%%
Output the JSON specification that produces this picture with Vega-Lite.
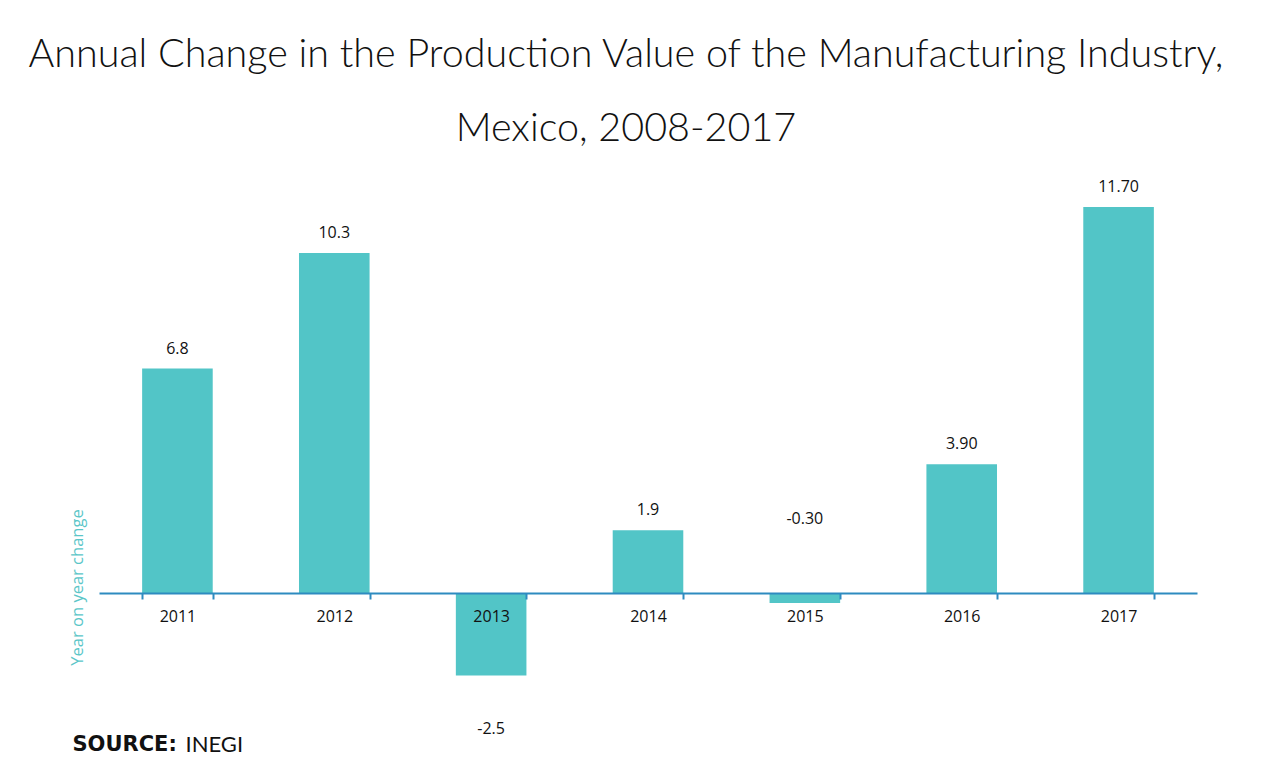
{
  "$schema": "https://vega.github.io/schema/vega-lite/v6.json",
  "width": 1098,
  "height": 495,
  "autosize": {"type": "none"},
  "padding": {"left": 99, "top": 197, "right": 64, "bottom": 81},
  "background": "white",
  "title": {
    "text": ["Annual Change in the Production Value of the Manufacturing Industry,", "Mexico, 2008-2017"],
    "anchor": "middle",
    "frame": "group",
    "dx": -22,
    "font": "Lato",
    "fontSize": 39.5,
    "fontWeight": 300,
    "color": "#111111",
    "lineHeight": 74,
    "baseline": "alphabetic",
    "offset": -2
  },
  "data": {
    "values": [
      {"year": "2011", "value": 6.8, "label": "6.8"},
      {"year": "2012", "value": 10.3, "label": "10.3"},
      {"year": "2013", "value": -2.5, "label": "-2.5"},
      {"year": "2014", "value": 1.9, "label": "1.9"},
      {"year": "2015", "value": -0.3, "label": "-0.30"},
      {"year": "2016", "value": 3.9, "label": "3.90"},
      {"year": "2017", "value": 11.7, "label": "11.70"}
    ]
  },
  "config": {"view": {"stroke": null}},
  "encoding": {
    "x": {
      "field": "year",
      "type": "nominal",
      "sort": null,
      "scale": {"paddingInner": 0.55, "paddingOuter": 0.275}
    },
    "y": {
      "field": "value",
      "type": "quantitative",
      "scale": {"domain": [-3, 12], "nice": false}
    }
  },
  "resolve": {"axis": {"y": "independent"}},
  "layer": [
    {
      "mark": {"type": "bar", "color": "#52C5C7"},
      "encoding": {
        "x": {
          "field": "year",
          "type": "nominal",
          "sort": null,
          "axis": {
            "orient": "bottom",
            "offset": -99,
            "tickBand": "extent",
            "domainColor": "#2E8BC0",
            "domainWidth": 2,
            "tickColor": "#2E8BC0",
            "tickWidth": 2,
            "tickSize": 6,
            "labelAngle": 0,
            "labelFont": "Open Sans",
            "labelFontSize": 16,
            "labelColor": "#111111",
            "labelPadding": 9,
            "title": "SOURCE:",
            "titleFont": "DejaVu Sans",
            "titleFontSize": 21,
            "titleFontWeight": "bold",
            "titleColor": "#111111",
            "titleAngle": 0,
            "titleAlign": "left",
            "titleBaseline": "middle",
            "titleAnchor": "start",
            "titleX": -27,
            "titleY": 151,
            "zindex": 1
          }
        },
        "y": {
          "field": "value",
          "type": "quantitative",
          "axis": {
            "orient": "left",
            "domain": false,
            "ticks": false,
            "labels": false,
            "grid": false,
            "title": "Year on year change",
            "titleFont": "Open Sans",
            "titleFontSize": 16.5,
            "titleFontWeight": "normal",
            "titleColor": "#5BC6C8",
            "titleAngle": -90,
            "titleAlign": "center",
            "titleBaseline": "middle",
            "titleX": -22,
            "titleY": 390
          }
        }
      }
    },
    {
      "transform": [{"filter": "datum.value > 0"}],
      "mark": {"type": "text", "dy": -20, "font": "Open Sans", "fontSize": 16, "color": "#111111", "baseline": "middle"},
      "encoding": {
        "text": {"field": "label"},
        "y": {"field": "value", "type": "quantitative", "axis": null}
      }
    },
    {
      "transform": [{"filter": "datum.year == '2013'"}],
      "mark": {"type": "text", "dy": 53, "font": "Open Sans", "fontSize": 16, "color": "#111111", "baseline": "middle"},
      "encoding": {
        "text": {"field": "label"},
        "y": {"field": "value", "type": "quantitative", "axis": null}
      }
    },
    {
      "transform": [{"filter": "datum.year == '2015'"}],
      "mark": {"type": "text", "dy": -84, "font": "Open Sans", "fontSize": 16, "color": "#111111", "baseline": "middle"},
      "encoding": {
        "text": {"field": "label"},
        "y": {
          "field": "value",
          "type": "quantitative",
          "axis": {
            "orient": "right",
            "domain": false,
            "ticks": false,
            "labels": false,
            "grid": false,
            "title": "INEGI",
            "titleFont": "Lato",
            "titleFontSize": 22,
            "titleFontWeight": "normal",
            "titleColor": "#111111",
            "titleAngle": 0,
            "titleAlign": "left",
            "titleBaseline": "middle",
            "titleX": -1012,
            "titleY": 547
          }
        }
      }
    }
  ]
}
%%
%%
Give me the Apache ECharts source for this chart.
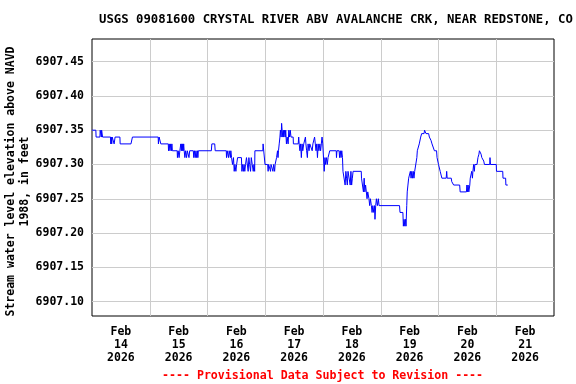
%%
▶ **Exercise brief**:
Extract every line above that contains the word "this".

▶ **Exercise response**:
Output the JSON specification that produces this picture with Vega-Lite.
Give me the Apache ECharts source for this chart.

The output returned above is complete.